USPRCP called on the U.S. not to “destroy the already tenuous relationship between the two countries,” but rather support Duterte’s drug war, “especially the treatment and rehabilitation of more than one million drug addicts who have voluntarily surrendered.”
For its part, the Philippine Embassy, which was also not invited to testify, provided the commission with a booklet entitled “The Real Numbers” by the Office of Secretary of Foreign Affairs Alan Peter S. Cayetano. The statement basically questioned the way Duterte’s critics “changed the definition of extrajudicial killings (EJK), therefore deceiving the public and foreign media into believing that there is a sudden wave of state-sponsored extrajudicial killings in the Philippines.”
The statement points out further that “there is a deliberate attempt to include all homicides as EJKs or killings related to the campaign against criminality and illegal drugs, and that these are state-sponsored, which is simply not true.”
Contrary to the more than 7,000 EJK’s cited in media reports, the Duterte administration admits to only “3,116 deaths resulting from presumed legitimate law enforcement operation.”
There are more deaths due to police operations, it pointed out, because “more operations lead to more arrest, more surrenderees and, unfortunately, more who resist violently thus resulting in more deaths.”
‘War against the poor’
To some grassroots organizations, however, the Philippine government’s explanations and efforts leave much to be desired.
“The issue of drug-related killings is part of a war against the poor and marginalized people in our mother country,” said Jo Quiambao of Gabriela DC, a women’s rights group.
“It is not enough to put an end to the killings and investigate the perpetrators, but rather to understand the roots of poverty such as landlessness, joblessness, lack of national industrialization, and lack of basic needs, etc.” Quiambao notes further that the war on terror in Mindanao and the war on drugs are exacting a heavy toll on innocent civilians, “particularly women and children who will bear the brunt of these acts.”
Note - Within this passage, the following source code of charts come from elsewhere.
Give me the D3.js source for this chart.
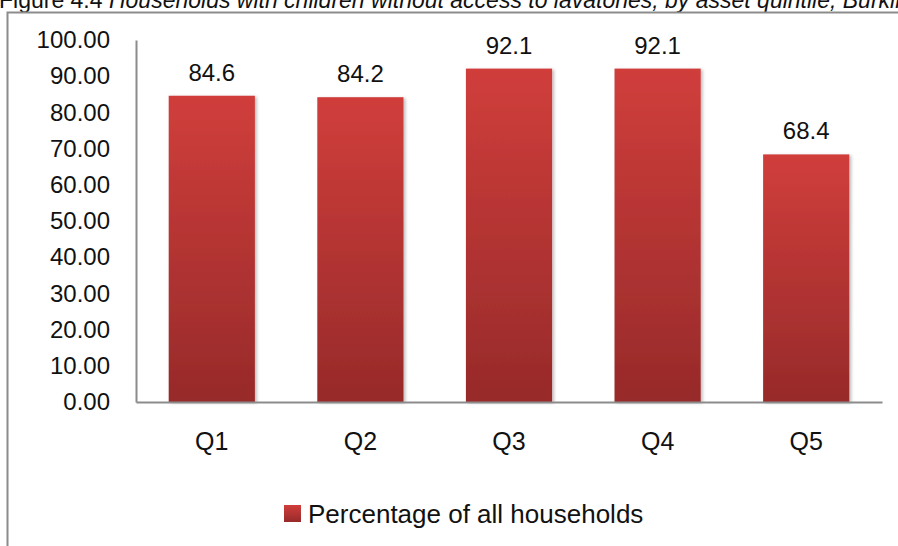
<!DOCTYPE html>
<html>
<head>
<meta charset="utf-8">
<script src="https://cdn.jsdelivr.net/npm/d3@7"></script>
<style>
  html, body { margin: 0; padding: 0; background: #fff; overflow: hidden; }
  svg { display: block; font-family: "Liberation Sans", Arial, sans-serif; }
</style>
</head>
<body>
<svg id="chart" width="898" height="546"></svg>
<script>
// Households with children lacking lavatory access, by asset quintile
const categories = ["Q1", "Q2", "Q3", "Q4", "Q5"];
const values = [84.6, 84.2, 92.1, 92.1, 68.4];
const yTicks = [0, 10, 20, 30, 40, 50, 60, 70, 80, 90, 100];
const seriesName = "Percentage of all households";
const titleLead = "Figure 4.4 ";
const titleRest = "Households with children without access to lavatories, by asset quintile, Burkina Faso";

const svg = d3.select("#chart");

// Title line (runs past the top edge of the frame)
const title = svg.append("text")
  .attr("x", -1).attr("y", 8)
  .attr("font-size", 23).attr("fill", "#111");
title.append("tspan").text(titleLead);
title.append("tspan").attr("font-style", "italic").text(titleRest);

// Outer frame
svg.append("path")
  .attr("d", "M7.5,546 V12.5 H898")
  .attr("fill", "none").attr("stroke", "#8c8c8c").attr("stroke-width", 2);

const plot = { left: 136, right: 882, top: 40, bottom: 402 };

const x = d3.scaleBand()
  .domain(categories)
  .range([plot.left, plot.right])
  .paddingInner(0.42).paddingOuter(0.22);

const y = d3.scaleLinear().domain([0, 100]).range([plot.bottom, plot.top]);

// Bar gradient and soft shadow
const defs = svg.append("defs");
const grad = defs.append("linearGradient").attr("id", "barFill")
  .attr("x1", 0).attr("y1", 0).attr("x2", 0).attr("y2", 1);
grad.append("stop").attr("offset", "0%").attr("stop-color", "#d03e3b");
grad.append("stop").attr("offset", "100%").attr("stop-color", "#972a2a");

const shadow = defs.append("filter").attr("id", "barShadow")
  .attr("x", "-10%").attr("y", "-5%").attr("width", "125%").attr("height", "110%");
shadow.append("feDropShadow").attr("dx", 2).attr("dy", 1)
  .attr("stdDeviation", 1.5).attr("flood-color", "#000").attr("flood-opacity", 0.25);

svg.append("g").selectAll("rect")
  .data(values)
  .join("rect")
  .attr("x", (d, i) => x(categories[i]))
  .attr("y", d => y(d))
  .attr("width", x.bandwidth())
  .attr("height", d => y(0) - y(d))
  .attr("fill", "url(#barFill)")
  .attr("filter", "url(#barShadow)");

// Value labels
svg.append("g").selectAll("text")
  .data(values)
  .join("text")
  .attr("x", (d, i) => x(categories[i]) + x.bandwidth() / 2)
  .attr("y", d => y(d) - 15)
  .attr("text-anchor", "middle")
  .attr("font-size", 24).attr("fill", "#111")
  .text(d => d.toFixed(1));

// Y axis
const yAxis = svg.append("g")
  .attr("transform", `translate(${plot.left},0)`)
  .call(d3.axisLeft(y).tickValues(yTicks).tickFormat(d3.format(".2f")).tickSize(0).tickPadding(26));
yAxis.select(".domain").attr("stroke", "#8c8c8c").attr("stroke-width", 2);
yAxis.selectAll("text").attr("font-size", 24).attr("fill", "#111")
  .attr("font-family", "Liberation Sans, Arial, sans-serif");

// X axis
const xAxis = svg.append("g")
  .attr("transform", `translate(0,${plot.bottom})`)
  .call(d3.axisBottom(x).tickSize(0).tickPadding(30));
xAxis.select(".domain").attr("stroke", "#8c8c8c").attr("stroke-width", 2);
xAxis.selectAll("text").attr("font-size", 25).attr("fill", "#111")
  .attr("font-family", "Liberation Sans, Arial, sans-serif");

// Legend
const legend = svg.append("g").attr("transform", "translate(284,505)");
legend.append("rect").attr("width", 17).attr("height", 17).attr("fill", "url(#barFill)");
legend.append("text").attr("x", 24).attr("y", 18)
  .attr("font-size", 26).attr("fill", "#111").text(seriesName);
</script>
</body>
</html>
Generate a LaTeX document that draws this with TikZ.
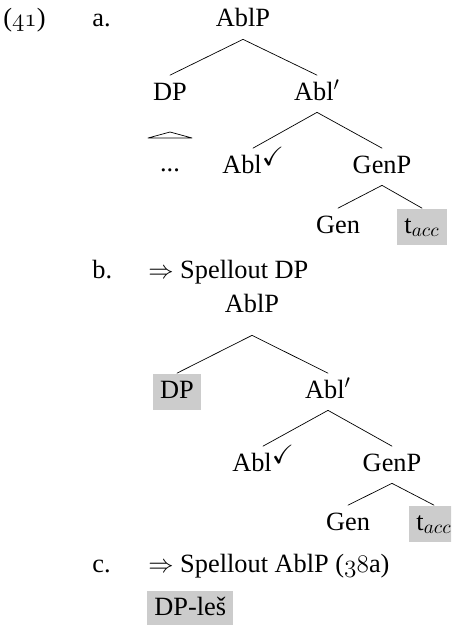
\documentclass[tikz,border=0pt]{standalone}
\usepackage{amssymb}
\usepackage{fontspec}
\setmainfont{Liberation Serif}
\newcommand{\osf}[1]{$\mathnormal{#1}$}
\newcommand{\chk}{\raisebox{4.5pt}{$\checkmark$}}
\begin{document}
\begin{tikzpicture}[x=0.02cm, y=-0.02cm, font=\fontsize{15}{18}\selectfont, line join=round, line cap=round,
  cat/.style={anchor=base, inner sep=0.14cm, text height=0.35cm, text depth=0.1cm},
  hl/.style={cat, fill=gray!40},
  lab/.style={anchor=base west, inner sep=0pt}]
\useasboundingbox (0,0) rectangle (451,625);
\clip (0,0) rectangle (451,625);
\node[lab] (ex) at (3,27) {(\osf{41})};
\node[lab] (la) at (92,27) {a.};
\node[cat] (a-ablp) at (243,27) {AblP};
\node[cat] (a-dp) at (170,100) {DP};
\node[cat] (a-ablbar) at (317,100) {Abl$'$};
\node[cat] (a-dots) at (170,171) {...};
\node[cat] (a-abl) at (253,173) {Abl\chk};
\node[cat] (a-genp) at (382,173) {GenP};
\node[cat] (a-gen) at (338,233) {Gen};
\node[hl] (a-t) at (422,233) {t$_{acc}$};
\draw (170,132) -- (148,138) -- (192,138) -- cycle;
\node[lab] (lb) at (92,278) {b.};
\node[lab] (sb) at (148,278) {$\Rightarrow$ Spellout DP};
\node[cat, text depth=0.32cm] (b-ablp) at (252,312) {AblP};
\node[hl] (b-dp) at (177,398) {DP};
\node[cat] (b-ablbar) at (328,398) {Abl$'$};
\node[cat] (b-abl) at (263,471) {Abl\chk};
\node[cat] (b-genp) at (392,471) {GenP};
\node[cat] (b-gen) at (348,530) {Gen};
\node[hl] (b-t) at (434,530) {t$_{acc}$};
\node[lab] (lc) at (92,572) {c.};
\node[lab] (sc) at (148,572) {$\Rightarrow$ Spellout AblP (\osf{38}a)};
\node[hl, anchor=base west] (c-dples) at (147,615) {DP-leš};
\foreach \p/\c in {a-ablp/a-dp, a-ablp/a-ablbar, a-ablbar/a-abl, a-ablbar/a-genp, a-genp/a-gen, a-genp/a-t,
  b-ablp/b-dp, b-ablp/b-ablbar, b-ablbar/b-abl, b-ablbar/b-genp, b-genp/b-gen, b-genp/b-t}
  \draw (\p.south) -- (\c.north);
\end{tikzpicture}
\end{document}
Washington, D.C. resident Dante Simbulan, adviser of Katarungan (an international human organization with members in DC metro area), also sent a statement to the TLHRC expressing “shock” over the EJKs, notably of drug addicts and dealers living in poverty, while those involved among the wealthy and the police are spared. The “killing spree,” Simbulan said, has also victimized journalists critical of the regime, social activists, church leaders and indigenous people defending their ancestral lands.
“There has been a lack of appropriate investigation, due process, prosecution and punishment in all these violations of human rights,” Simbulan states.
“Victims and their families do not get justice. We are troubled that the Duterte administration, like previous administrations, continues to use brute force as a way to deal with perceived threats to law and order.”
Meanwhile, Duterte’s popularity remain high. Human rights advocates like Carlos admit that resistance to Duterte, both here and in the Philippines, has not yet grown into a formidable force because the progressive movement, notably the left, is divided. Former anti-martial law activists, for instance, are now split between anti-Duterte and pro-Duterte supporters.
“Even people in the community, who are non-political, are singing Duterte praises,” observes former anti-Marcos activist Yvonne Reyes of Silver Spring, Maryland. “That’s because they like his no-nonsense brand of leadership and his simple lifestyle,” she adds.
Eric Lachica, executive director of US Pinoys for Good Governance (USPGG), is confident, however, that more congressional hearings on the Philippine human rights situation will increase greater awareness here in the US and louder opposition to Duterte’s policies. “We are working hard to get more sponsors for the Rubio/Cardin bill so the Foreign Relations Committee can start hearings on this issue,” he reports.